Accessibility is not an additional feature; it is a value expressed in the plan, section, and interface. The Seven Principles of Universal Design (equal use, flexibility, simple/intuitive use, perceptible information, error tolerance, low physical effort, appropriate size/space) provide a checklist written in plain language that you can use when making every decision, from door hardware to wayfinding and seat heights.

Venturi and Scott Brown’s work, “Duck and the Decorated Shack,” reminds us that buildings sometimes communicate as symbols, and sometimes by containing symbols (signs, art, programs). Choose the right method for the subject, so that people can understand what a place represents without needing a guide. What matters is not irony, but meaning that is readable in everyday life.

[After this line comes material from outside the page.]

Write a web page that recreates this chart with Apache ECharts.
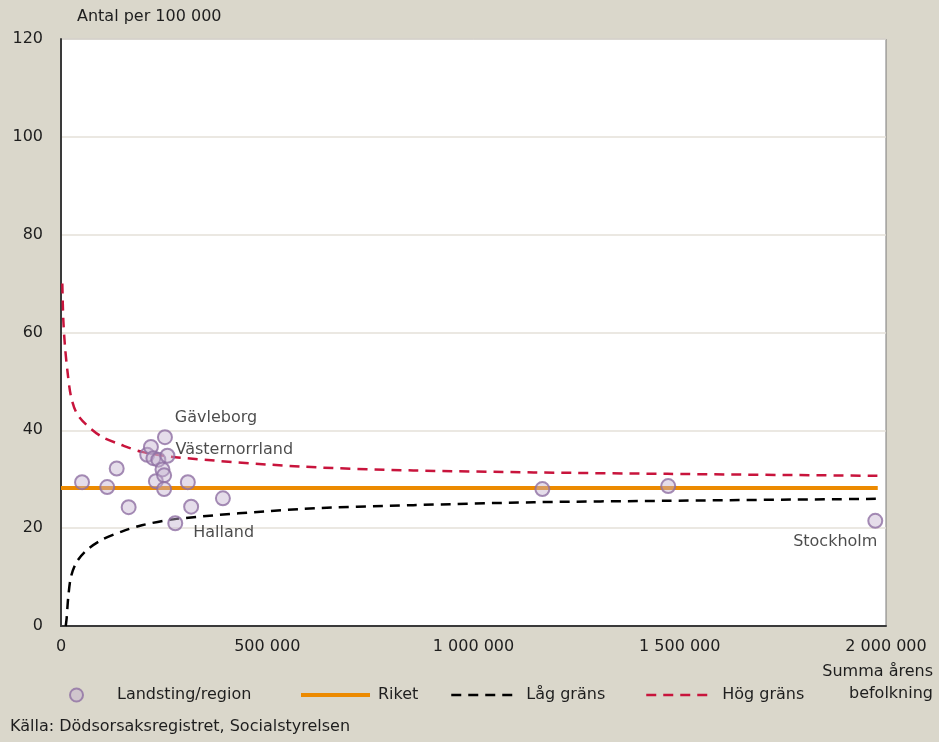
<!DOCTYPE html>
<html>
<head>
<meta charset="utf-8">
<title>Landsting/region</title>
<style type="text/css">
    html, body { margin: 0; padding: 0; background: #dad7cb; }
    #chart { width: 939px; height: 742px; }
</style>
<script src="https://cdn.jsdelivr.net/npm/echarts@6/dist/echarts.min.js"></script>
</head>
<body>
<div id="chart"></div>
<script>
    // landsting/region: befolkning och antal per 100 000
    var regionPop  = [51000, 112000, 135000, 164000, 209000, 218000, 224000, 230000, 236000, 246000, 250000, 250000, 252000, 258000, 277000, 307500, 315500, 392500, 1167000, 1472000, 1974000];
    var regionRate = [29.4, 28.4, 32.2, 24.3, 35.0, 36.6, 34.3, 29.6, 34.0, 32.0, 30.8, 28.0, 38.6, 34.8, 21.0, 29.4, 24.4, 26.1, 28.0, 28.6, 21.5];
    var regionName = ['', '', '', '', '', '', '', '', '', '', '', '', 'Gävleborg', 'Västernorrland', 'Halland', '', '', '', '', '', 'Stockholm'];

    // riket
    var riketRate = 28.2;
    var riketPop  = [0, 1980000];

    // gränser
    var highPop  = [3200, 5600, 9700, 16200, 24300, 38000, 62000, 98700, 147000, 196000, 277000, 580000, 854000, 1146000, 1470000, 1980000];
    var highRate = [70.0, 62.6, 57.1, 51.7, 46.9, 43.5, 41.1, 38.7, 37.0, 35.6, 34.5, 32.6, 31.8, 31.4, 31.1, 30.7];
    var lowPop   = [11500, 13700, 17700, 24300, 38000, 62000, 98700, 147000, 196000, 280000, 580000, 854000, 1146000, 1470000, 1980000];
    var lowRate  = [0, 1.6, 6.0, 10.1, 13.1, 15.5, 17.6, 19.3, 20.6, 21.9, 23.9, 24.7, 25.3, 25.6, 26.0];

    var yTicks = [0, 20, 40, 60, 80, 100, 120];

    var labelPos = {
        'Gävleborg':      { position: 'top', offset: [51, 2] },
        'Västernorrland': { position: 'right', offset: [-5, -6] },
        'Halland':        { position: 'right', offset: [5, 10] },
        'Stockholm':      { position: 'bottom', offset: [-40, 0] }
    };

    var font = 'DejaVu Sans';
    var fmt = function (v) {
        return String(v).replace(/\B(?=(\d{3})+(?!\d))/g, ' ');
    };

    var scatterData = regionPop.map(function (p, i) {
        var item = { value: [p, regionRate[i]], name: regionName[i] };
        if (regionName[i]) {
            var lp = labelPos[regionName[i]];
            item.label = {
                show: true, formatter: '{b}', position: lp.position, offset: lp.offset,
                color: '#1e1e1e', fontFamily: font, fontSize: 16
            };
        }
        return item;
    });

    var myChart = echarts.init(document.getElementById('chart'));
    var option = {
        backgroundColor: '#dad7cb',
        animation: false,
        textStyle: { fontFamily: font },
        grid: {
            left: 61, right: 53, top: 39, bottom: 116,
            show: true, backgroundColor: '#fff', borderColor: '#7a7a7a', borderWidth: 1
        },
        legend: [
            { data: ['Landsting/region'], left: 69, top: 687, padding: 0, itemWidth: 13, itemHeight: 13,
              textStyle: { fontSize: 16, color: '#1e1e1e', padding: [0, 0, 0, 29] } },
            { data: ['Riket'], left: 299, top: 687, padding: 0, itemWidth: 69, itemHeight: 14,
              itemStyle: { opacity: 0 }, lineStyle: { width: 4 },
              textStyle: { fontSize: 16, color: '#1e1e1e', padding: [0, 0, 0, 3] } },
            { data: ['Låg gräns'], left: 450, top: 687, padding: 0, itemWidth: 63, itemHeight: 14,
              itemStyle: { opacity: 0 }, lineStyle: { width: 2.5 },
              textStyle: { fontSize: 16, color: '#1e1e1e', padding: [0, 0, 0, 7] } },
            { data: ['Hög gräns'], left: 645, top: 687, padding: 0, itemWidth: 63, itemHeight: 14,
              itemStyle: { opacity: 0 }, lineStyle: { width: 2.5 },
              textStyle: { fontSize: 16, color: '#1e1e1e', padding: [0, 0, 0, 8] } }
        ],
        xAxis: {
            type: 'value', min: 0, max: 2000000, interval: 500000,
            axisLine: { lineStyle: { color: '#3a3a3a', width: 2 } },
            axisTick: { show: false },
            splitLine: { show: false },
            axisLabel: { color: '#1e1e1e', fontSize: 16, margin: 13, formatter: fmt }
        },
        yAxis: {
            type: 'value', min: yTicks[0], max: yTicks[yTicks.length - 1], interval: 20,
            name: 'Antal per 100 000',
            nameLocation: 'end', nameGap: 14,
            nameTextStyle: { color: '#1e1e1e', fontSize: 16, align: 'left', padding: [0, 0, 0, 16] },
            axisLine: { show: true, lineStyle: { color: '#3a3a3a', width: 2 } },
            axisTick: { show: false },
            splitLine: { lineStyle: { color: '#e4e1d9', width: 1.5 } },
            axisLabel: { color: '#1e1e1e', fontSize: 16, margin: 18 }
        },
        series: [
            {
                name: 'Riket', type: 'line', z: 3,
                data: riketPop.map(function (p) { return [p, riketRate]; }),
                showSymbol: false, symbol: 'none',
                lineStyle: { color: '#ec8a00', width: 4 },
                itemStyle: { color: '#ec8a00' }
            },
            {
                name: 'Låg gräns', type: 'line', z: 2, smooth: 0.3,
                data: lowPop.map(function (p, i) { return [p, lowRate[i]]; }),
                showSymbol: false, symbol: 'none',
                lineStyle: { color: '#000', width: 2.5, type: [10, 7] },
                itemStyle: { color: '#000' }
            },
            {
                name: 'Hög gräns', type: 'line', z: 2, smooth: 0.3,
                data: highPop.map(function (p, i) { return [p, highRate[i]]; }),
                showSymbol: false, symbol: 'none',
                lineStyle: { color: '#c8143c', width: 2.5, type: [10, 7] },
                itemStyle: { color: '#c8143c' }
            },
            {
                name: 'Landsting/region', type: 'scatter', z: 5,
                symbol: 'circle', symbolSize: 14,
                data: scatterData,
                itemStyle: { color: 'rgba(196,178,208,0.55)', borderColor: '#8e6fa3', borderWidth: 2 }
            }
        ],
        graphic: [
            { type: 'text', right: 6, top: 664,
              style: { text: 'Summa årens', font: '16px "DejaVu Sans"', fill: '#1e1e1e', textAlign: 'right' } },
            { type: 'text', right: 6, top: 686,
              style: { text: 'befolkning', font: '16px "DejaVu Sans"', fill: '#1e1e1e', textAlign: 'right' } },
            { type: 'text', left: 10, top: 719,
              style: { text: 'Källa: Dödsorsaksregistret, Socialstyrelsen', font: '16px "DejaVu Sans"', fill: '#1e1e1e' } }
        ]
    };
    myChart.setOption(option);
</script>
</body>
</html>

Value-driven form also stems from who shapes it. The Design Justice framework requires designers to center the communities most affected by a project and to share power throughout the process, not just consult at the end. To ensure this commitment lasts beyond a single meeting, incorporate it into the summary and governance.

Designing Places to Remember

Cities are remembered through form and use. Kevin Lynch’s work on visibility explains how roads, edges, districts, nodes, and symbolic structures help people organize meaning; Aldo Rossi adds that permanent urban works/monuments fix collective memory over time. Dolores Hayden broadens the perspective to include not only large monuments but also the everyday, lesser-known histories within the landscape. Good “memory design” balances legibility, permanence, and inclusivity.

Memory does not have to be monumental. Germany’s counter-monuments encourage reflection by subverting the traditional notion of heroism; Stolpersteine (“stumbling stones”) transform sidewalks into networks of remembrance by placing names on doorsteps. These micro-actions are powerful precisely because they exist within, not outside, daily routes.

Maya Lin’s Vietnam Veterans Memorial demonstrates how restraint can deepen remembrance: two black granite walls etched into the ground, names inscribed in chronological order, and a reflective surface that merges the visitor’s image with those who died, creating a personal and communal encounter without imposing a single narrative. The monument’s design required it to be an apolitical, contemplative work listing every name; the design met and conveyed these conditions.